Due to the lack of an index in that file, there's no support for partial susbstitution, and due to the lack of per-file hashing, no support for partial substitution either.
Nix communicates metadata in `.narinfo` files, these contain signatures of the nar-hash and some metadata.
## A new approach
While hacking on https://flokli.de/posts/2022-06-30-store-protocol/, and figuring out the low-level details on how to represent paths and trees, I ended up deciding on a serialization format similar to git:
Every directory in git is represented by a tree object, which refers to the hashes of other git objects objects, essentially building a merkle tree.
For my first attempts at https://github.com/nix-community/go-nix/pull/95, I came up with using a serialization format very similar to git (without using sha1 as a hashing function, and without actually writing the serialized form to disk).
With this, we get deduplication on a per-file level (not just output path granularity), as well as deduplication of common directory trees, all in a content-adressed store.
In addition to the savings due to the deduplication, this also means, those content-adressed blocks can be substituted in a trustless fashion, from a multitude of sources, including peer-to-peer network neighbors (with the substitution happening lazily in an intermediate layer exposing the same interface).
There's very few metadata that still needs to be signed, essentially just pointing to a content-adressed object.
Last week I successfully implemented .nar file synthesis and decomposing. This means conventional .nar files can still be generated for backwards compatibility to clients not supporting that protocol.
---
However, the underlying interface is much more powerful, and can be generalized to a generic library to store content-addressed objects.
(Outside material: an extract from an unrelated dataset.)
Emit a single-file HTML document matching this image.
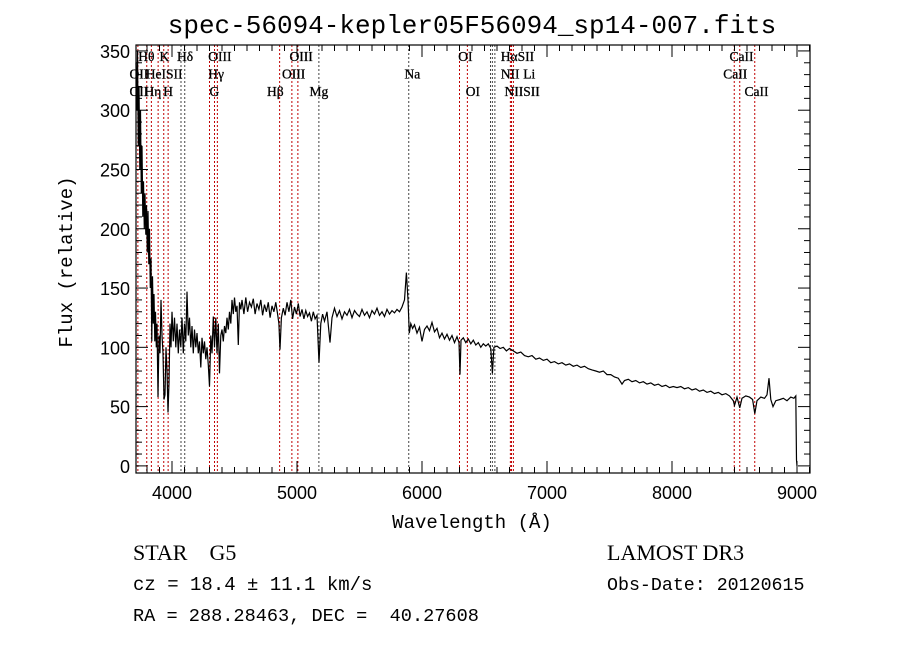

I'd like to spend some time reworking this code to provide a generic frontend, storing arbitrary structured data, as long as a serialization method and hash function is provided, and once that's done, implement the Nix Store as a consumer of this library on top, as the amount of code for this should be quite manageable.
## Other applications
Another obvious application for this concept would be an engine storing chain data blocks in a distributed fashion.
Multiple distributed components could listen for new blocks to be produced, and store them in the content-adressed store.
Only the pointer to the current latest head would need to be propagated in the non-content-addressed store.
Clients tracking account balances could subscribe to these updates, and only fetch blocks relevant to a transaction, reducing a lot of the storage requirements of the system in general.